DATA SECTION
· · · ·

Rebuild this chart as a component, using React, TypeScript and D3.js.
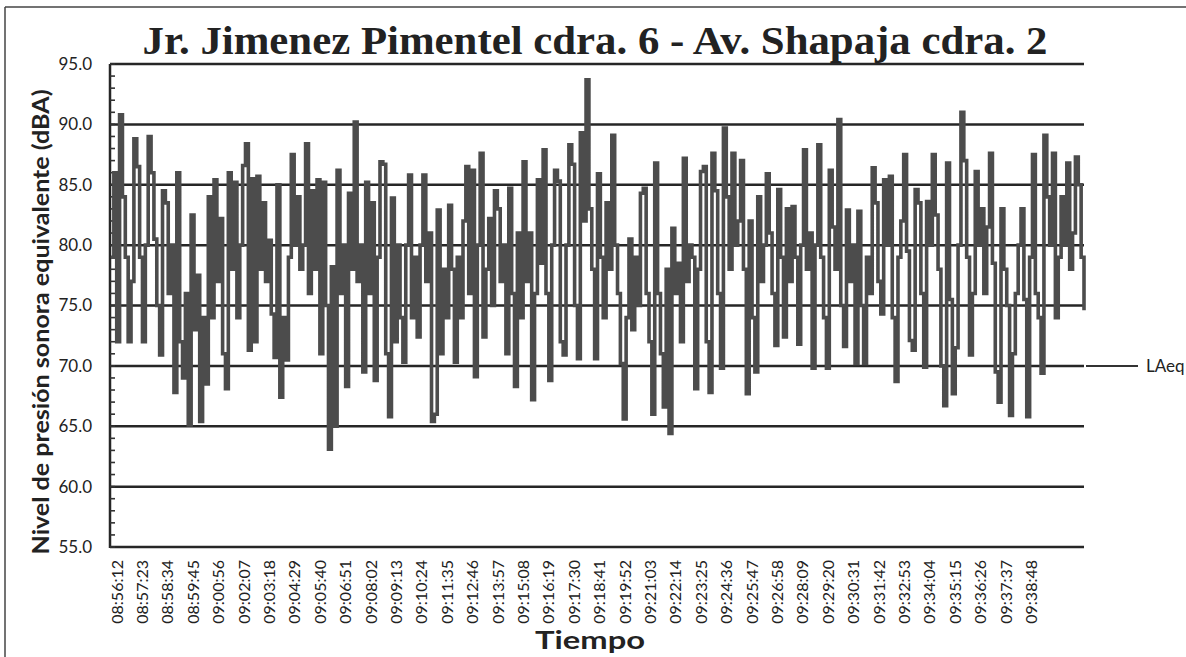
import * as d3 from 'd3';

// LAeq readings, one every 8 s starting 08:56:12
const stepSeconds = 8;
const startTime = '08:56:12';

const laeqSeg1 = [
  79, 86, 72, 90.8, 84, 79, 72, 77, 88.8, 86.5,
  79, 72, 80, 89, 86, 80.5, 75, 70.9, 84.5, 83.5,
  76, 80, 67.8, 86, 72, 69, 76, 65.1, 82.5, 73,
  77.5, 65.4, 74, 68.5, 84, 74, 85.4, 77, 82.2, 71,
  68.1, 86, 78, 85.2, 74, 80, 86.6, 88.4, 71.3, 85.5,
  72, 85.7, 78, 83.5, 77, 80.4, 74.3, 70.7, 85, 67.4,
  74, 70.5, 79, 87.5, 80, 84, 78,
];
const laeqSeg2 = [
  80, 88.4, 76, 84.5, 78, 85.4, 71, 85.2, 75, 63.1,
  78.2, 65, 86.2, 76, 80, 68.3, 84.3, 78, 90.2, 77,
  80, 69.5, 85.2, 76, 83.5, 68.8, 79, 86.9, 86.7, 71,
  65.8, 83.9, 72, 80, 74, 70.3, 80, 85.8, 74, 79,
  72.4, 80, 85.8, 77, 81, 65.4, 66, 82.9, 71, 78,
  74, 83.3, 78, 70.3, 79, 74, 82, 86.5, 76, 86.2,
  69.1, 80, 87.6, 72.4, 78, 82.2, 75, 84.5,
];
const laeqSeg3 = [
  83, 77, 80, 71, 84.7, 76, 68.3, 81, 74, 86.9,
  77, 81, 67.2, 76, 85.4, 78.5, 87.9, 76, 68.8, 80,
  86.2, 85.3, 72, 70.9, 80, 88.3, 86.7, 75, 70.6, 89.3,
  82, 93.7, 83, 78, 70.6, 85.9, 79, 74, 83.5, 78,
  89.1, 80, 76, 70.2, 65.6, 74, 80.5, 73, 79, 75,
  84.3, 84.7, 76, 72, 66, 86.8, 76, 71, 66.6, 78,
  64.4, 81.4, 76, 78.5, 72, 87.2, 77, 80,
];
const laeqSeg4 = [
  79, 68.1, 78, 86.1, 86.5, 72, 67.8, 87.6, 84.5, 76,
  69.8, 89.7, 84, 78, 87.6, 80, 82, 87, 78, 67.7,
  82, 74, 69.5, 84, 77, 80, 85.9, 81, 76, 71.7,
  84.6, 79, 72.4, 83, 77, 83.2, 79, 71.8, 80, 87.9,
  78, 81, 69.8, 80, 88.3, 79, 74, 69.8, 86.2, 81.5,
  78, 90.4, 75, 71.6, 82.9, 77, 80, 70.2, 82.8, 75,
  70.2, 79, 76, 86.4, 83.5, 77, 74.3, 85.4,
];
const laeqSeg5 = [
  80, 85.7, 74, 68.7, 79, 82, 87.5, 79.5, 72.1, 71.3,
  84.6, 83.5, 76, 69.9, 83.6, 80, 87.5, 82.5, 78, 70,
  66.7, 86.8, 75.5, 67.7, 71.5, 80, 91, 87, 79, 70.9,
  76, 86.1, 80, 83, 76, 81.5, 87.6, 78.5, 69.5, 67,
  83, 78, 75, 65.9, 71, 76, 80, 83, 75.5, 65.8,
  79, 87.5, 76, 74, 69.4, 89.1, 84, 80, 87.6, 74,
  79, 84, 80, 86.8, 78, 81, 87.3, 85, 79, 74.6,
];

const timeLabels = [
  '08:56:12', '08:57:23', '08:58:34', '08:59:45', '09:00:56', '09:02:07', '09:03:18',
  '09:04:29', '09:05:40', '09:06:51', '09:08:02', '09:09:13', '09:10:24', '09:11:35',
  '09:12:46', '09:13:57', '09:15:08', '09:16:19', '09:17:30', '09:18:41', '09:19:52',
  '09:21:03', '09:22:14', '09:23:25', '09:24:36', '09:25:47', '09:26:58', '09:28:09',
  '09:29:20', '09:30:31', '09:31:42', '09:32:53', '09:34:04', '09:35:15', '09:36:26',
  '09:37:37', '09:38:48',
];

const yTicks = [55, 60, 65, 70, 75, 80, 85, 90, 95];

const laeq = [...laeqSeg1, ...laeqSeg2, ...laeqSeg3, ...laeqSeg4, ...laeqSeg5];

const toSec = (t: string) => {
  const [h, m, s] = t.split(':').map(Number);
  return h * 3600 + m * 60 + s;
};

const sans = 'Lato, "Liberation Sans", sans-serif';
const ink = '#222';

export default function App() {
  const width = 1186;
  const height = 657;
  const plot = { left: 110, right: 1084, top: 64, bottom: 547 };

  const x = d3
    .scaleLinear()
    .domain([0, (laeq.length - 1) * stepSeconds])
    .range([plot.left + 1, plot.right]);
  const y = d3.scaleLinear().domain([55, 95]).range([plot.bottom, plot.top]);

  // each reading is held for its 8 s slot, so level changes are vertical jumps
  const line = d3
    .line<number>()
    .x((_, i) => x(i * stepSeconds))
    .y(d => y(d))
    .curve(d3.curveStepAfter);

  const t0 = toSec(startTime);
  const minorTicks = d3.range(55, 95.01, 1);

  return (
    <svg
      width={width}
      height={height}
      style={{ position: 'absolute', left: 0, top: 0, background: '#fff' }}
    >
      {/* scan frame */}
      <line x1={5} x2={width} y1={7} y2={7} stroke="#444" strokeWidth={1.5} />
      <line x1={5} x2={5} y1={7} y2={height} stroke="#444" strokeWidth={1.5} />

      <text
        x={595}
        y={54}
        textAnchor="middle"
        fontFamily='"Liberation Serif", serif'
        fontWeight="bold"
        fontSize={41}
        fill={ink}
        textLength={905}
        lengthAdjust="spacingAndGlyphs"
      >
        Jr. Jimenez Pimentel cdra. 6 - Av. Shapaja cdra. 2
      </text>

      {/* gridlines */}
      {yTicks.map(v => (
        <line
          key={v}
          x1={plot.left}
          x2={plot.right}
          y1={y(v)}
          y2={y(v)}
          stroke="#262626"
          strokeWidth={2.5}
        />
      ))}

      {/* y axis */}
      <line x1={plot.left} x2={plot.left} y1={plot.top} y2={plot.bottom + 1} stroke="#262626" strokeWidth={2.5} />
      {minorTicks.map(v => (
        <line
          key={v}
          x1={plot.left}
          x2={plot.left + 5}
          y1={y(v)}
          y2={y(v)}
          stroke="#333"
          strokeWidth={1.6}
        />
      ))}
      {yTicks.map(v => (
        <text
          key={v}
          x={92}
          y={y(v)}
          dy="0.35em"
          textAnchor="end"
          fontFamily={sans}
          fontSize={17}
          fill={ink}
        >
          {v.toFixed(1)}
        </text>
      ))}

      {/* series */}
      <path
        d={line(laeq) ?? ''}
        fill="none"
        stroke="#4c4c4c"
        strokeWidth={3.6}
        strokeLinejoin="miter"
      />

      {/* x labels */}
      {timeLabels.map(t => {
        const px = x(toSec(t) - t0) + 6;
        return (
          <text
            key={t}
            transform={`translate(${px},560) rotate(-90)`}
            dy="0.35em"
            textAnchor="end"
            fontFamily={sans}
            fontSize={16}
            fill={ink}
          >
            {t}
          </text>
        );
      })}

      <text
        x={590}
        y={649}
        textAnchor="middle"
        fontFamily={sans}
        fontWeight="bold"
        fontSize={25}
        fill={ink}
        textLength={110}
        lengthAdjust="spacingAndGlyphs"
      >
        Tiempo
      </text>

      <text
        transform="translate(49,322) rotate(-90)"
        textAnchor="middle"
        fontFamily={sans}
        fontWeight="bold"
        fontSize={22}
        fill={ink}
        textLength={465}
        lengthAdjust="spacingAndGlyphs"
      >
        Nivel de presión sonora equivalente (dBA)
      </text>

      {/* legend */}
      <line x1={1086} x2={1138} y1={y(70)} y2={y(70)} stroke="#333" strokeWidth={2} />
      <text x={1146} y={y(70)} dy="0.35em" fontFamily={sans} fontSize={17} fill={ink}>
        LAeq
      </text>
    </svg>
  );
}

· · · ·

SHORT TASK
Go from the first line of the listing to the line holding "const startTime = '08:56:12';" and, please, transcribe those lines exactly, both included, with no pictures.

OUTPUT BELOW
Rebuild this chart as a component, using React, TypeScript and D3.js.
import * as d3 from 'd3';

// LAeq readings, one every 8 s starting 08:56:12
const stepSeconds = 8;
const startTime = '08:56:12';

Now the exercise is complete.